[Exercise description]
From the very first line of the data to the line containing "44, -91, 55, -97, 69, -74, -41]", retype everything exactly, leaving the pictures behind.

■ ■ ■ ■ ■ ■ ■

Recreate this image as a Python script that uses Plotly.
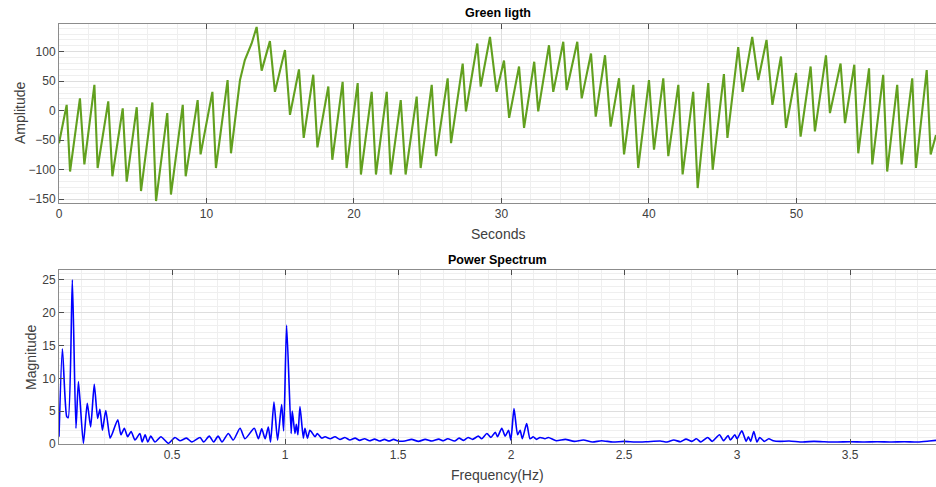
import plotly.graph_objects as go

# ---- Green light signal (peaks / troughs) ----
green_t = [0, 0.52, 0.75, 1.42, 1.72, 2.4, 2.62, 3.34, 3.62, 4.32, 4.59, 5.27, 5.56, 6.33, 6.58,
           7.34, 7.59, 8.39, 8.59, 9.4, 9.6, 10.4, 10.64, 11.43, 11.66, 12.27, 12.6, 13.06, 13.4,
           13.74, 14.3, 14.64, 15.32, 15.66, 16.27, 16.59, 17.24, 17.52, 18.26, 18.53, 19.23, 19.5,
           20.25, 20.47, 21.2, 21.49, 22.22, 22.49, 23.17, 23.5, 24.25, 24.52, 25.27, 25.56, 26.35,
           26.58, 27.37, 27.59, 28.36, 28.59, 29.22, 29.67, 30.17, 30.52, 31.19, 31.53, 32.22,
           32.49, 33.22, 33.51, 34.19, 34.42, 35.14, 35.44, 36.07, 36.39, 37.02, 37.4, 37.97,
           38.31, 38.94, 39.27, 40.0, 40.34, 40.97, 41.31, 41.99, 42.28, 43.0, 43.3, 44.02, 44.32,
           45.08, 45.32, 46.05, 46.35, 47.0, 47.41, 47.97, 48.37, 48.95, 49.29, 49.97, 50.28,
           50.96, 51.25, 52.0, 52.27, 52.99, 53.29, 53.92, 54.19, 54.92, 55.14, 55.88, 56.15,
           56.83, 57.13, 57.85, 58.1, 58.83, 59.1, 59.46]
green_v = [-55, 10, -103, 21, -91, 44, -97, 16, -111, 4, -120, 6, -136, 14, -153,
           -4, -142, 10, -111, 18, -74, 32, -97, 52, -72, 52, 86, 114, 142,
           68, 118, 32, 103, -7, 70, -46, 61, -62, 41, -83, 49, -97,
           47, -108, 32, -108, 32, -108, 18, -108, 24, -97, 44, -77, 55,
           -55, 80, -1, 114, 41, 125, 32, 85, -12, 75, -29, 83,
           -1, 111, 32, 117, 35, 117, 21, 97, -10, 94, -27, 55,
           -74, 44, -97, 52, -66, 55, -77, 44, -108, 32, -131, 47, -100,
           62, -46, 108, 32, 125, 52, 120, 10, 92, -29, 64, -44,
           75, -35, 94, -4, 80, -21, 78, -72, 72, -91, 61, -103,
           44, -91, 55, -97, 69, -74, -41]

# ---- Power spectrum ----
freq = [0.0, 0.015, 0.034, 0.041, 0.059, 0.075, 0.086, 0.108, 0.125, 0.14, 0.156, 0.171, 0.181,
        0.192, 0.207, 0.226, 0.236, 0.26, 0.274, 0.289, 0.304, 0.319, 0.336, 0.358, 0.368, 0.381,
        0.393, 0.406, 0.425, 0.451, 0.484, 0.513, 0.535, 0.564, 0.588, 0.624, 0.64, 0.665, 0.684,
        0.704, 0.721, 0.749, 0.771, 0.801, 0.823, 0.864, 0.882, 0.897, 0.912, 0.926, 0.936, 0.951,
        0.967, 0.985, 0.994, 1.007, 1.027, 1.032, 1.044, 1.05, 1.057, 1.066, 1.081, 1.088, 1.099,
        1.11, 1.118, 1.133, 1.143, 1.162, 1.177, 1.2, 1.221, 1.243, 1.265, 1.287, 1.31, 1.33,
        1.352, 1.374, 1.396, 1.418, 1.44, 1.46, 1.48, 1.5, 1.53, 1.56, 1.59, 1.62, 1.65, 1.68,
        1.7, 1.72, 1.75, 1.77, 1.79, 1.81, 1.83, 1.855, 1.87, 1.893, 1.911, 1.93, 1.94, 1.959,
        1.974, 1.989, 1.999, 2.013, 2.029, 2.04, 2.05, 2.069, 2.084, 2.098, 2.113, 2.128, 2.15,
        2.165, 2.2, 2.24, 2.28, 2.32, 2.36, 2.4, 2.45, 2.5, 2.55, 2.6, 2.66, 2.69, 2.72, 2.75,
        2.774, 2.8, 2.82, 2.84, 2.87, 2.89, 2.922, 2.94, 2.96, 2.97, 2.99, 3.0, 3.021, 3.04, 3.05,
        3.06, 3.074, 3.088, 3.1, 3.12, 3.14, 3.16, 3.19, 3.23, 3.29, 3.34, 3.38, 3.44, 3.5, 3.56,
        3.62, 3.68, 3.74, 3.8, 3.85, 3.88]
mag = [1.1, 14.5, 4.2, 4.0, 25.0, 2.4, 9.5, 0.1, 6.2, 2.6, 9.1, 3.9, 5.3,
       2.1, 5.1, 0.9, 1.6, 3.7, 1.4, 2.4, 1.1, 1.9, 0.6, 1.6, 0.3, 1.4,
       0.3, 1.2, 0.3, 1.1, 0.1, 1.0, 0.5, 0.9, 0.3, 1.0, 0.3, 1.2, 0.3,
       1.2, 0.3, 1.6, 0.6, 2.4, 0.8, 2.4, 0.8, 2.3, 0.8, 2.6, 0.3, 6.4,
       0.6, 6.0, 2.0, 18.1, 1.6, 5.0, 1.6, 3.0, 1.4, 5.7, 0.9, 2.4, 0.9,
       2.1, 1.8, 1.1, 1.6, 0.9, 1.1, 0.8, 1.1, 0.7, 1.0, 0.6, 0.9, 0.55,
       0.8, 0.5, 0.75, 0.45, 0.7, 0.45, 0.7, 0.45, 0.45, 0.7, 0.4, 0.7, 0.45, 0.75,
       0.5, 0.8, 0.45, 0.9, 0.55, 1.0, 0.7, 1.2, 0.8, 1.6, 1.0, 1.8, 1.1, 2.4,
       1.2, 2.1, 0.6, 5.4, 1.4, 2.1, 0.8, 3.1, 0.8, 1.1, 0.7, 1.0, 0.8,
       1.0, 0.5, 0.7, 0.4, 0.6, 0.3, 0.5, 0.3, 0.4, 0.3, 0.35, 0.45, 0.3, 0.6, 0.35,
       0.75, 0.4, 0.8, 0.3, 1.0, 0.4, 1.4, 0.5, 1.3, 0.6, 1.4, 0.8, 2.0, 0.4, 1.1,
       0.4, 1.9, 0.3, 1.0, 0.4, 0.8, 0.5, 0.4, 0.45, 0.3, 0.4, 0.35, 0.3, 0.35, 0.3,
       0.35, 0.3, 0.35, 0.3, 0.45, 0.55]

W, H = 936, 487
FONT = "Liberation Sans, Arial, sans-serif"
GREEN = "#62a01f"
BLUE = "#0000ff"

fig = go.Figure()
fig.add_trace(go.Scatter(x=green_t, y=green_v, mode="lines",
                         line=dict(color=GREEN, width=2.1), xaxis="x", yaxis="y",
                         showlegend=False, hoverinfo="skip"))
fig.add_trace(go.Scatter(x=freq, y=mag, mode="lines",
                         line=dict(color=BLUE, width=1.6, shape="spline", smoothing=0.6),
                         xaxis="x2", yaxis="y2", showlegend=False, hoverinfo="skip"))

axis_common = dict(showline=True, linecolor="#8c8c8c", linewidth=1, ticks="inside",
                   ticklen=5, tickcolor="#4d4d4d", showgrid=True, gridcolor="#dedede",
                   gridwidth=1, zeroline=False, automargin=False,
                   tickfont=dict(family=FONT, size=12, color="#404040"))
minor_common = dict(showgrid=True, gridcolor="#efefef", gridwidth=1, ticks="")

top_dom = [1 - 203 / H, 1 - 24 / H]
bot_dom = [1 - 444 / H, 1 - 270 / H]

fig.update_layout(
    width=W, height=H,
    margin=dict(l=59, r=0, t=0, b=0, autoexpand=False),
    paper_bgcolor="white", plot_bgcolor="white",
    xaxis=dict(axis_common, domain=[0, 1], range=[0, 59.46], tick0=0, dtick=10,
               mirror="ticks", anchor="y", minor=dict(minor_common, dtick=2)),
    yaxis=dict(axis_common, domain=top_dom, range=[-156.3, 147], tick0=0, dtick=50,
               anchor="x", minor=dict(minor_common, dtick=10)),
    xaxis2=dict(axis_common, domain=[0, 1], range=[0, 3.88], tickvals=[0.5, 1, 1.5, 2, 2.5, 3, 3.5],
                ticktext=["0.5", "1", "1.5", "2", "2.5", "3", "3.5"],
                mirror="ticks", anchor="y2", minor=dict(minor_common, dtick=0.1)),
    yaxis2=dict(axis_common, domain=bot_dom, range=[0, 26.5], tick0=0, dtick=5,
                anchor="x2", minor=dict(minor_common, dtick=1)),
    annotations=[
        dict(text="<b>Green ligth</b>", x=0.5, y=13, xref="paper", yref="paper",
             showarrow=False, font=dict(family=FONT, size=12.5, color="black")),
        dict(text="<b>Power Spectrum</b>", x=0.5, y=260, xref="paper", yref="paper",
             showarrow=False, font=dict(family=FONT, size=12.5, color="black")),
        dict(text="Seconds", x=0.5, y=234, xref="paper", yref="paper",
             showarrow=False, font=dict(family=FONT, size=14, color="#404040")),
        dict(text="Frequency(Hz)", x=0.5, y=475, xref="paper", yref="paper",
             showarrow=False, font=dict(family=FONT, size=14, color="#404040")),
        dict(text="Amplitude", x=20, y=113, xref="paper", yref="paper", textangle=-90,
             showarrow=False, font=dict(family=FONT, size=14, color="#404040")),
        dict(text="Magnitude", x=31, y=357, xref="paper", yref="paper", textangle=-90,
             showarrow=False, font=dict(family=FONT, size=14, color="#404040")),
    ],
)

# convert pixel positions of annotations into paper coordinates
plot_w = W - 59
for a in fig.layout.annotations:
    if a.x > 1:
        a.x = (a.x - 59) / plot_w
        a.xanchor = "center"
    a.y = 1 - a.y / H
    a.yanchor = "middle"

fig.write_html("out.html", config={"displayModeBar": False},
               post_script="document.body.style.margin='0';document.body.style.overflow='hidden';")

■ ■ ■ ■ ■ ■ ■

[Solved problem]
Recreate this image as a Python script that uses Plotly.
import plotly.graph_objects as go

# ---- Green light signal (peaks / troughs) ----
green_t = [0, 0.52, 0.75, 1.42, 1.72, 2.4, 2.62, 3.34, 3.62, 4.32, 4.59, 5.27, 5.56, 6.33, 6.58,
           7.34, 7.59, 8.39, 8.59, 9.4, 9.6, 10.4, 10.64, 11.43, 11.66, 12.27, 12.6, 13.06, 13.4,
           13.74, 14.3, 14.64, 15.32, 15.66, 16.27, 16.59, 17.24, 17.52, 18.26, 18.53, 19.23, 19.5,
           20.25, 20.47, 21.2, 21.49, 22.22, 22.49, 23.17, 23.5, 24.25, 24.52, 25.27, 25.56, 26.35,
           26.58, 27.37, 27.59, 28.36, 28.59, 29.22, 29.67, 30.17, 30.52, 31.19, 31.53, 32.22,
           32.49, 33.22, 33.51, 34.19, 34.42, 35.14, 35.44, 36.07, 36.39, 37.02, 37.4, 37.97,
           38.31, 38.94, 39.27, 40.0, 40.34, 40.97, 41.31, 41.99, 42.28, 43.0, 43.3, 44.02, 44.32,
           45.08, 45.32, 46.05, 46.35, 47.0, 47.41, 47.97, 48.37, 48.95, 49.29, 49.97, 50.28,
           50.96, 51.25, 52.0, 52.27, 52.99, 53.29, 53.92, 54.19, 54.92, 55.14, 55.88, 56.15,
           56.83, 57.13, 57.85, 58.1, 58.83, 59.1, 59.46]
green_v = [-55, 10, -103, 21, -91, 44, -97, 16, -111, 4, -120, 6, -136, 14, -153,
           -4, -142, 10, -111, 18, -74, 32, -97, 52, -72, 52, 86, 114, 142,
           68, 118, 32, 103, -7, 70, -46, 61, -62, 41, -83, 49, -97,
           47, -108, 32, -108, 32, -108, 18, -108, 24, -97, 44, -77, 55,
           -55, 80, -1, 114, 41, 125, 32, 85, -12, 75, -29, 83,
           -1, 111, 32, 117, 35, 117, 21, 97, -10, 94, -27, 55,
           -74, 44, -97, 52, -66, 55, -77, 44, -108, 32, -131, 47, -100,
           62, -46, 108, 32, 125, 52, 120, 10, 92, -29, 64, -44,
           75, -35, 94, -4, 80, -21, 78, -72, 72, -91, 61, -103,
           44, -91, 55, -97, 69, -74, -41]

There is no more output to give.